A Multifactor Eigenvector Spatial Filtering-Based Method for Resolution-Enhanced Snow Water Equivalent Estimation in the Western United States

Abstract

Accurate snow water equivalent (SWE) products are vital for monitoring hydrological processes and managing water resources effectively. However, the coarse spatial resolution (typically at 25 km from passive microwave remote sensing images) of the existing SWE products cannot meet the needs of explicit hydrological modeling. Linear regression ignores the spatial autocorrelation (SA) in the variables, and the measure of SA in the data assimilation algorithm is not explicit. This study develops a Resolution-enhanced Multifactor Eigenvector Spatial Filtering (RM-ESF) method to estimate daily SWE in the western United States based on a 6.25 km enhanced-resolution passive microwave record. The RM-ESF method is based on a brightness temperature gradience algorithm, incorporating not only factors including geolocation, environmental, topographical, and snow features but also eigenvectors generated from a spatial weights matrix to take SA into account.
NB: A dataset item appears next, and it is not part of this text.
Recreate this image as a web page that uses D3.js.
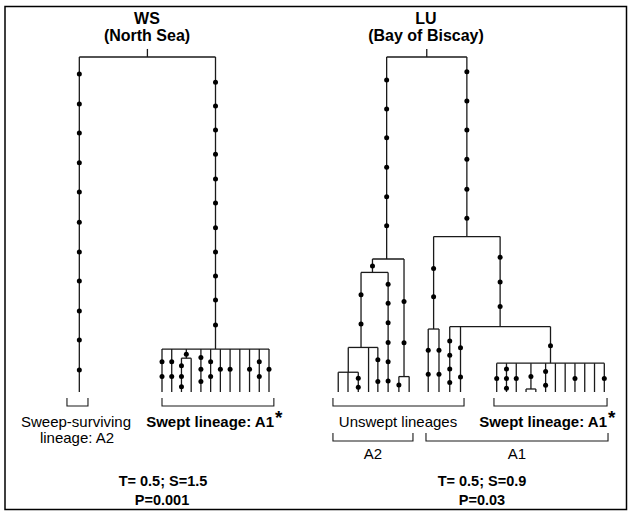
<!DOCTYPE html>
<html><head><meta charset="utf-8">
<script src="https://cdn.jsdelivr.net/npm/d3@7"></script>
<style>body{margin:0;background:#fff}svg{display:block}</style>
</head><body>
<svg id="c" width="629" height="512"></svg>
<script>
// ---------- data ----------
// depth: 0 = root, 100 = sampled tips; slot = leaf position (per tree)
const titles = [["WS","(North Sea)"],["LU","(Bay of Biscay)"]];
const stats = [["T= 0.5; S=1.5","P=0.001"],["T= 0.5; S=0.9","P=0.03"]];

const wsNodes = [
  ["root", null, 0],
  ["A2", "root", 100, -8.5],
  ["A1", "root", 87.2],
  ["w0","A1",100,0],["w1","A1",100,1],
  ["wc","A1",89.9],["w2","wc",100,2],["w3","wc",100,3],
  ["w4","A1",100,4],["w5","A1",100,5],["w6","A1",100,6],["w7","A1",100,7],
  ["w8","A1",100,8],["w9","A1",100,9],["w10","A1",100,10],["w11","A1",100,11]
];
const wsMutations = [
  ["A2",[5.1,14.0,22.7,31.6,40.3,49.3,58.2,66.9,75.8,84.5,93.4]],
  ["A1",[7.5,14.6,21.8,29.0,36.4,43.6,51.0,58.2,65.4,72.5,80.0]],
  ["wc",[88.7]],
  ["w0",[91.0,95.4]],["w1",[91.0,95.4]],["w2",[92.2,95.4,98.4]],
  ["w4",[89.7,93.2,96.9]],["w5",[91.0,95.4]],["w6",[93.2]],["w7",[93.2]],
  ["w9",[93.2]],["w10",[91.0,95.4]],["w11",[93.2]]
];

const luNodes = [
  ["root", null, 0],
  ["e","root",60.3,-11.25],
  ["c","e",64.3,-12.7],
  ["b","c",86.7,-13.87],
  ["a","b",94.1],
  ["u0","a",100,-16.2],["u1","a",100,-15.2],["u2","a",100,-14.15],
  ["u3","b",100,-13.1],["u4","b",100,-12.15],
  ["u5","c",100,-11.1],
  ["d","e",95.4],["u6","d",100,-10.0],["u7","d",100,-8.95],
  ["j","root",53.6],
  ["f","j",81.2],["m0","f",100,-7.0],["m1","f",100,-5.9],
  ["i","j",80.5],["m2","i",100,-4.8],["m3","i",100,-3.7],
  ["g","i",91.4],
  ["s0","g",100,0],["s1","g",100,1],["s2","g",100,2],
  ["h","g",99.1],["s3","h",100,3],["s4","h",100,4],
  ["s5","g",100,5],["s6","g",100,6],["s7","g",100,7],["s8","g",100,8],
  ["s9","g",100,9],["s10","g",100,10],["s11","g",100,11]
];
const luMutations = [
  ["e",[6.9,15.5,24.1,32.9,41.7,50.4]],
  ["j",[4.4,13.1,21.8,30.5,39.5,48.1]],
  ["c",[62.4]],["b",[71.0,79.7]],
  ["u2",[95.9,98.6]],["u4",[90.4,96.9]],
  ["u5",[67.8,73.5,79.3,85.2,91.0,96.7]],
  ["d",[73.0,85.3]],["u6",[97.9]],
  ["f",[63.1,71.6]],["m0",[87.5,94.7]],["m1",[87.5,94.7]],
  ["i",[59.8,67.2,74.5]],
  ["m2",[84.8,89.0,93.1,97.2]],["m3",[86.8,95.5]],
  ["g",[86.2]],["h",[95.4]],
  ["s0",[96.0]],["s1",[93.1,96.0,98.9]],["s2",[96.0]],
  ["s5",[93.9,98.0]],["s8",[96.0]],["s11",[96.0]]
];

// brackets: [slotFrom, slotTo, row]
const wsBrackets = [[-9.77,-7.61,0],[0,11.5,0]];
const luBrackets = [[-16.74,-3.34,0],[-0.28,11.28,0],[-16.74,-8.56,1],[-7.23,11.38,1]];
const rootStemDepth = -2.4;

// ---------- drawing ----------
const svg = d3.select("#c");
const FONT = "Liberation Sans, Arial, Helvetica, sans-serif";
const ink = "#1a1a1a";

svg.append("rect").attr("x",5).attr("y",6.5).attr("width",621.5).attr("height",503)
  .attr("fill","none").attr("stroke","#000").attr("stroke-width",1.5);

const yDepth = d3.scaleLinear().domain([0,100]).range([57,392]);
const wsX = d3.scaleLinear().domain([0,11]).range([162,269]);
const luX = d3.scaleLinear().domain([0,11]).range([496.7,604.3]);

function drawTree(rows, muts, x) {
  const root = d3.stratify().id(d=>d[0]).parentId(d=>d[1])(rows);
  root.eachAfter(n => {
    const slot = n.data[3];
    if (slot !== undefined) n.px = x(slot);
    else {
      const xs = n.children.map(c=>c.px);
      n.px = (d3.min(xs)+d3.max(xs))/2;
    }
    n.depthVal = n.data[2];
  });
  const g = svg.append("g").attr("stroke",ink).attr("stroke-width",1.3).attr("fill","none");
  const nodes = root.descendants();
  g.selectAll("line.v").data(nodes).join("line").attr("class","v")
    .attr("x1",d=>d.px).attr("x2",d=>d.px)
    .attr("y1",d=>yDepth(d.parent ? d.parent.depthVal : rootStemDepth))
    .attr("y2",d=>yDepth(d.depthVal));
  g.selectAll("line.h").data(nodes.filter(d=>d.children)).join("line").attr("class","h")
    .attr("y1",d=>yDepth(d.depthVal)).attr("y2",d=>yDepth(d.depthVal))
    .attr("x1",d=>d3.min(d.children,c=>c.px)).attr("x2",d=>d3.max(d.children,c=>c.px));
  const byId = new Map(nodes.map(n=>[n.id,n]));
  const pts = muts.flatMap(([id,ds]) => ds.map(dd => ({n:byId.get(id), d:dd})));
  svg.append("g").selectAll("circle").data(pts).join("circle")
    .attr("cx",p=>p.n.px).attr("cy",p=>yDepth(p.d)).attr("r",2.5).attr("fill","#000");
}

function drawBrackets(list, x) {
  const tops = [398, 433], h = 8;
  svg.append("g").selectAll("path").data(list).join("path")
    .attr("d", b => `M${x(b[0])},${tops[b[2]]}V${tops[b[2]]+h}H${x(b[1])}V${tops[b[2]]}`)
    .attr("fill","none").attr("stroke",ink).attr("stroke-width",1.1);
}

drawTree(wsNodes, wsMutations, wsX);
drawTree(luNodes, luMutations, luX);
drawBrackets(wsBrackets, wsX);
drawBrackets(luBrackets, luX);

function txt(x, y, s, opts={}) {
  return svg.append("text").attr("x",x).attr("y",y).attr("text-anchor",opts.anchor||"middle")
    .attr("font-family",FONT).attr("font-size",opts.size||15)
    .attr("font-weight",opts.bold?"bold":"normal").attr("fill","#000").text(s);
}
[[147,0],[426,1]].forEach(([cx,k])=>{
  txt(cx,24,titles[k][0],{bold:true,size:16});
  txt(cx,41,titles[k][1],{bold:true,size:16});
  txt(k?482:163,486,stats[k][0],{bold:true,size:14.5});
  txt(k?482:162,505,stats[k][1],{bold:true,size:14.5});
});
txt(76,427,"Sweep-surviving");
txt(77,443,"lineage: A2");
txt(274,427,"Swept lineage: A1",{bold:true,anchor:"end"});
txt(275,424,"*",{bold:true,anchor:"start",size:19});
txt(398,427,"Unswept lineages");
txt(607,427,"Swept lineage: A1",{bold:true,anchor:"end"});
txt(608,424,"*",{bold:true,anchor:"start",size:19});
txt(373,459,"A2");
txt(517,459,"A1");
</script>
</body></html>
The results indicate that the SWE estimation from the RM-ESF method obviously outperforms other SWE products given its overall highest correlation coefficient (0.72) and lowest RMSE (56.70 mm) and MAE (43.88 mm), compared with the AMSR2 (0.33, 131.38 mm, and 115.45 mm), GlobSnow3 (0.50, 100.03 mm, and 83.58 mm), NCA-LDAS (0.48, 98.80 mm, and 81.94 mm), and ERA5 (0.65, 67.33 mm, and 51.82 mm), respectively. The RM-ESF model considers SA effectively and estimates SWE at a resolution of 6.25 km, which provides a feasible and efficient approach for SWE estimation with higher precision and finer spatial resolution.